Why the timing matters
- Public trust is perishable. The law officers are custodians of the state’s credibility. Every hour of official silence moves the conversation from “is it true?” to “why aren’t they denying it?” That reputational slide is hard to reverse.
- Politics rushes into the gap. In Fiji’s febrile climate, a loose post becomes ammunition. By the time the statement arrived, the issue had already been weaponised. A rapid, factual correction would have de-politicised it before the spin machines warmed up.
- You can’t out-litigate a meme. Legal threats can manage newspapers; they cannot catch up with WhatsApp, Viber and Snapchat groups. Speed and clarity beat bluster and letters.
What a competent response would have looked like
- T+30 minutes: Acknowledgement and holding line from the S-G’s Office:
- “Claims circulating that the Solicitor-General has been charged are false. We’ll issue a detailed clarification by 2pm.”
- T+2 hours: Detailed bulletin with verifiable facts, not adjectives.
- “The person named in [court/charge list] is [full name, middle initials, birth year], not the Solicitor-General [full name]. The S-G has not been charged with any offence. Any enquiries may be directed to [contact].”
- T+2 hours: Proactive distribution to newsrooms, talk-back producers, and major social pages; post sharable graphic with the core fact in one sentence. Encourage corrections rather than threaten writs.
- T+Day’s end: Record of correction: list of pages/posts that have corrected or retracted. Thank them publicly. Keep the temperature down.
No drama. No grandstanding. Just facts, fast.
The problem with “defamation first”
Yes, defamation exists. Yes, reckless amplification hurts real people. But state lawyers are not private litigants. The threshold is higher. When the S-G or A-G reaches first for the legal cudgel, it looks like power defending itself rather than the public interest defending the truth. And the public notices.

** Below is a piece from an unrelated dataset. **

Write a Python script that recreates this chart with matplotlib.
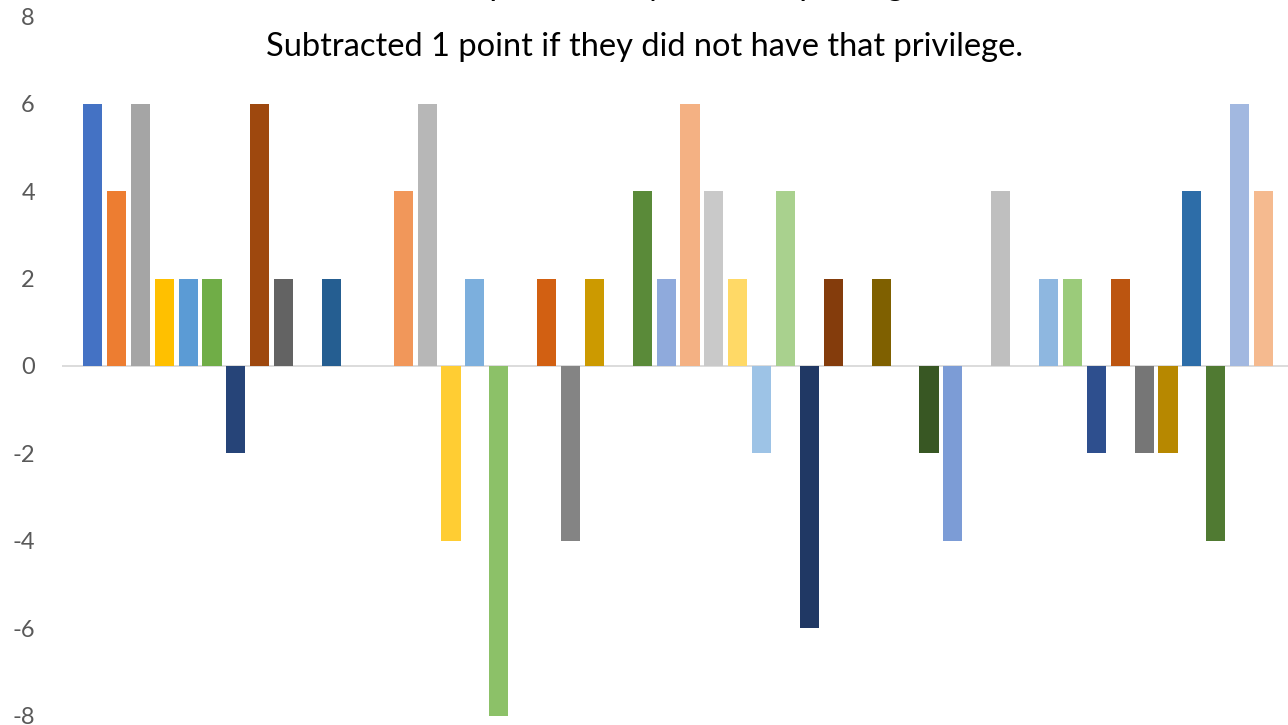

Use the law last. Use evidence first.
What the public is entitled to expect
- A timeline. When did the Offices first learn of the posts? Who approved the response? Why the delay? Publish the chronology.
- A comms protocol. Show us the playbook: who speaks, when, and how. “We were busy” is not a policy.
- A correction culture. Ask posters to correct and pin the correction. Reserve legal action for the narrow band of malicious, repeated, and refused-to-correct cases, and say so up front.
The Offices of the S-G and A-G cannot preach “verify before you share” while practising “threaten before you clarify.”
If you want the public to be responsible with information, model the behaviour: be swift, specific, and scrupulously factual. It’s not just smarter communications; it’s a constitutional duty owed to the people whose confidence you serve on trust.
Fijileaks’ Three Rules for Officials Under Fire
- Speed over swagger. A 50-word fact at 1pm beats a 500-word scold at sunset.
- Receipts over rhetoric. Show the distinguishing facts; avoid adjectives.
- Corrections over courtrooms. Fix the record publicly; litigate only the wilfully malicious.